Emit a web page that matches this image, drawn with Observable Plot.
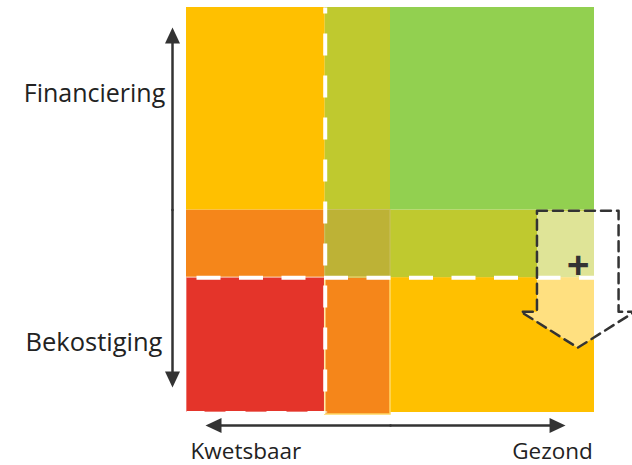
<!DOCTYPE html>
<html><head><meta charset="utf-8">
<script src="https://cdn.jsdelivr.net/npm/d3@7"></script>
<script src="https://cdn.jsdelivr.net/npm/@observablehq/plot@0.6"></script>
<style>
html,body{margin:0;padding:0;background:#fff;}
#chart svg{display:block;}
</style></head><body><div id="chart"></div>
<script>
// Square split into 3 columns (Kwetsbaar -> Gezond) and 3 rows (Bekostiging -> Financiering), in % of the square
const xBreaks = [0, 34, 50, 100];
const yBreaks = [0, 33.3, 50, 100];
// cell kinds, rows from bottom to top
const rowBottom = ["rood", "oranje", "geel"];
const rowBand   = ["oranje", "mix", "olijf"];
const rowTop    = ["geel", "olijf", "groen"];
const kinds  = ["geel", "oranje", "rood", "olijf", "groen", "mix"];
const xLabels = ["Kwetsbaar", "Gezond"];
const yLabels = ["Financiering", "Bekostiging"];
const plusLabel = "+";

const rows = [rowBottom, rowBand, rowTop];
const cells = [];
rows.forEach((row, r) => row.forEach((kind, c) => cells.push({
  x1: xBreaks[c], x2: xBreaks[c + 1], y1: yBreaks[r], y2: yBreaks[r + 1], kind, r, c
})));
const redCell = cells.filter(d => d.kind === "rood");
const midBottom = cells.filter(d => d.r === 0 && d.c === 1);
const midBand = cells.filter(d => d.r === 1 && d.c === 1);

// the dashed "move" arrow (down), in square units
const moveArrow = [
  {x: 85.9, y: 49.8}, {x: 105.9, y: 49.8}, {x: 105.9, y: 24.9}, {x: 109.9, y: 24.9},
  {x: 95.9, y: 16.0}, {x: 81.9, y: 24.9}, {x: 85.9, y: 24.9}
];
const axisArrows = [
  {x1: -3.43, y1: 50, x2: -3.43, y2: 95.06, a: 0},
  {x1: -3.43, y1: 50, x2: -3.43, y2: 6.17, a: 180},
  {x1: 50, y1: -3.2, x2: 4.66, y2: -3.2, a: -90},
  {x1: 50, y1: -3.2, x2: 92.9, y2: -3.2, a: 90}
];
const headSymbol = {
  draw(ctx) { const w = 7.5, h = 16; ctx.moveTo(0, 0); ctx.lineTo(w, h); ctx.lineTo(-w, h); ctx.closePath(); }
};

const plot = Plot.plot({
  width: 632, height: 465, margin: 0,
  x: {domain: [0, 100], range: [186, 594], axis: null},
  y: {domain: [0, 100], range: [412, 7], axis: null},
  color: {domain: kinds, range: ["#FFC000", "#F5861A", "#E4342A", "#BFC92F", "#92D050", "#BDB236"]},
  style: {fontFamily: "'Open Sans', sans-serif", background: "white", overflow: "visible"},
  marks: [
    Plot.rect(cells, {x1: "x1", x2: "x2", y1: "y1", y2: "y2", fill: "kind"}),
    Plot.rect(midBottom, {x1: "x1", x2: "x2", y1: -0.5, y2: "y2", fill: "kind", stroke: "#FFD966", strokeWidth: 1.5}),
    Plot.rect(midBand, {x1: "x1", x2: "x2", y1: "y1", y2: "y2", fill: "none", stroke: "#C9C060", strokeWidth: 1}),
    Plot.rect(redCell, {x1: "x1", x2: "x2", y1: "y1", y2: "y2", fill: "none", stroke: "white", strokeOpacity: 0.45, strokeWidth: 1.5}),
    Plot.link(redCell, {x1: "x1", x2: "x2", y1: "y1", y2: "y1", stroke: "white", strokeWidth: 3, strokeDasharray: "20,21", strokeDashoffset: 2}),
    Plot.link([{x1: 34, y1: 100, x2: 34, y2: 0}], {x1: "x1", y1: "y1", x2: "x2", y2: "y2", stroke: "white", strokeWidth: 4, strokeDasharray: "22,20", strokeDashoffset: 16}),
    Plot.link([{x1: 0, y1: 33.3, x2: 100, y2: 33.3}], {x1: "x1", y1: "y1", x2: "x2", y2: "y2", stroke: "white", strokeWidth: 4, strokeDasharray: "24,18.5", strokeDashoffset: 32.5}),
    Plot.line(moveArrow, {x: "x", y: "y", curve: "linear-closed", fill: "white", fillOpacity: 0.5, stroke: "#333", strokeWidth: 2.5, strokeDasharray: "10,6"}),
    Plot.text([plusLabel], {x: 96, y: 36.2, text: d => d, fontSize: 40, fontWeight: "bold", fill: "#333"}),
    Plot.arrow(axisArrows, {x1: "x1", y1: "y1", x2: "x2", y2: "y2", stroke: "#333", strokeWidth: 2.5, headLength: 0, insetEnd: 10}),
    Plot.dot(axisArrows, {x: "x2", y: "y2", symbol: headSymbol, rotate: "a", r: 5, fill: "#333", stroke: "none"}),
    Plot.text([yLabels[0]], {x: -5.2, y: 78.6, text: d => d, textAnchor: "end", fontSize: 25, fill: "#222"}),
    Plot.text([yLabels[1]], {x: -5.9, y: 17.1, text: d => d, textAnchor: "end", fontSize: 25.5, fill: "#222"}),
    Plot.text([xLabels[0]], {x: 1, y: -9.8, text: d => d, textAnchor: "start", fontSize: 22.5, fill: "#222"}),
    Plot.text([xLabels[1]], {x: 99.6, y: -9.8, text: d => d, textAnchor: "end", fontSize: 22.5, fill: "#222"})
  ]
});
document.getElementById("chart").appendChild(plot);
</script></body></html>
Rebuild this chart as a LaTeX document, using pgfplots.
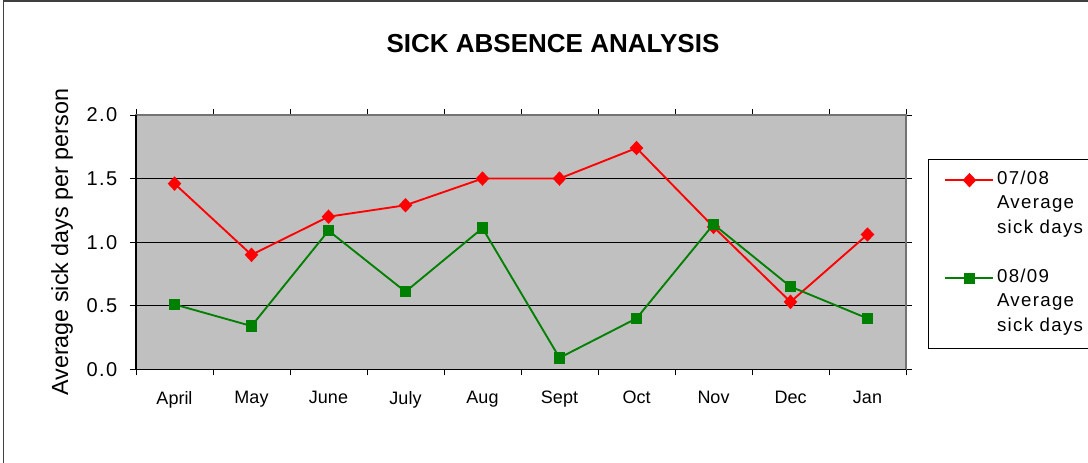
\documentclass[border=0pt]{standalone}
\usepackage{fontspec}
\setmainfont{Liberation Sans}
\newfontfamily\spaced[LetterSpace=7]{Liberation Sans}
\usepackage{pgfplots}
\pgfplotsset{compat=1.18}
\definecolor{plotbg}{RGB}{192,192,192}
\definecolor{dkgreen}{RGB}{0,128,0}
\begin{document}
\begin{tikzpicture}
\path[use as bounding box] (0,0) rectangle (816pt,347.25pt);
\clip (0,0) rectangle (816pt,347.25pt);
\draw[line width=1pt, black!75] (2.6pt,-5pt) rectangle (830pt,346.5pt);
\node[font=\bfseries\fontsize{19.5}{22}\selectfont] at (414.75pt,314.25pt) {SICK ABSENCE ANALYSIS};
\begin{axis}[
  at={(102pt,70.3pt)}, anchor=south west,
  scale only axis, width=577.5pt, height=190.7pt,
  xmin=0.5, xmax=10.5, ymin=0, ymax=2,
  axis background/.style={fill=plotbg},
  axis line style={draw=gray!90!black, line width=0.8pt},
  tick align=outside,
  major tick length=4.5pt,
  tick style={black, line width=0.6pt},
  xtick={0.5,1.5,...,10.5}, xticklabels={},
  extra x ticks={1,2,3,4,5,6,7,8,9,10},
  extra x tick labels={April,May,June,July,Aug,Sept,Oct,Nov,Dec,Jan},
  extra x tick style={major tick length=0pt, grid=none},
  ytick={0,0.5,1,1.5,2},
  yticklabels={0.0,0.5,1.0,1.5,2.0},
  ymajorgrids,
  major grid style={black, line width=0.6pt},
  yticklabel style={font=\spaced\fontsize{15}{16}\selectfont, xshift=-6pt},
  xticklabel style={font=\fontsize{13.5}{15}\selectfont, yshift=-13pt},
  ylabel={Average sick days per person},
  every axis y label/.style={at={(axis description cs:-0.0961,0.5)}, rotate=90, anchor=center, font=\fontsize{17.5}{19}\selectfont},
  legend style={at={(axis description cs:1.0286,0.827)}, anchor=north west, draw=black, fill=white, line width=0.8pt,
    font=\spaced\fontsize{14}{16}\selectfont, cells={anchor=west}, row sep=4.4pt, inner xsep=12pt, inner ysep=8.5pt,
    nodes={inner ysep=0pt, text height=10pt, text depth=4pt}},
  legend image code/.code={\draw[mark repeat=2, mark phase=2] plot coordinates {(0pt,0pt) (18pt,0pt) (36pt,0pt)};},
  after end axis/.code={\draw[black, line width=0.8pt] (rel axis cs:0,1)--(rel axis cs:0,0)--(rel axis cs:1,0);},
]
\addplot[red, line width=1.4pt, mark=diamond*, mark size=4.4pt, mark options={solid, xscale=1.25}] coordinates {
(1,1.46) (2,0.90) (3,1.20) (4,1.29) (5,1.50) (6,1.50) (7,1.74) (8,1.12) (9,0.53) (10,1.06)};
\addlegendentry{\makebox[75pt][l]{07/08}}
\addlegendimage{empty legend}\addlegendentry{Average}
\addlegendimage{empty legend}\addlegendentry{sick days}
\addlegendimage{empty legend}\addlegendentry{}
\addplot[dkgreen, line width=1.4pt, mark=square*, mark size=3.6pt, mark options={solid}] coordinates {
(1,0.51) (2,0.34) (3,1.09) (4,0.61) (5,1.11) (6,0.09) (7,0.40) (8,1.14) (9,0.65) (10,0.40)};
\addlegendentry{08/09}
\addlegendimage{empty legend}\addlegendentry{Average}
\addlegendimage{empty legend}\addlegendentry{sick days}
\end{axis}
\end{tikzpicture}
\end{document}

========

Task objective: Begin at the first line of the data above and repeat each line exactly, stopping after the line containing "const midBand = cells.filter(d". Omit the pictures.

Answer for the task:
Emit a web page that matches this image, drawn with Observable Plot.
<!DOCTYPE html>
<html><head><meta charset="utf-8">
<script src="https://cdn.jsdelivr.net/npm/d3@7"></script>
<script src="https://cdn.jsdelivr.net/npm/@observablehq/plot@0.6"></script>
<style>
html,body{margin:0;padding:0;background:#fff;}
#chart svg{display:block;}
</style></head><body><div id="chart"></div>
<script>
// Square split into 3 columns (Kwetsbaar -> Gezond) and 3 rows (Bekostiging -> Financiering), in % of the square
const xBreaks = [0, 34, 50, 100];
const yBreaks = [0, 33.3, 50, 100];
// cell kinds, rows from bottom to top
const rowBottom = ["rood", "oranje", "geel"];
const rowBand   = ["oranje", "mix", "olijf"];
const rowTop    = ["geel", "olijf", "groen"];
const kinds  = ["geel", "oranje", "rood", "olijf", "groen", "mix"];
const xLabels = ["Kwetsbaar", "Gezond"];
const yLabels = ["Financiering", "Bekostiging"];
const plusLabel = "+";

const rows = [rowBottom, rowBand, rowTop];
const cells = [];
rows.forEach((row, r) => row.forEach((kind, c) => cells.push({
  x1: xBreaks[c], x2: xBreaks[c + 1], y1: yBreaks[r], y2: yBreaks[r + 1], kind, r, c
})));
const redCell = cells.filter(d => d.kind === "rood");
const midBottom = cells.filter(d => d.r === 0 && d.c === 1);
const midBand = cells.filter(d => d.r === 1 && d.c === 1);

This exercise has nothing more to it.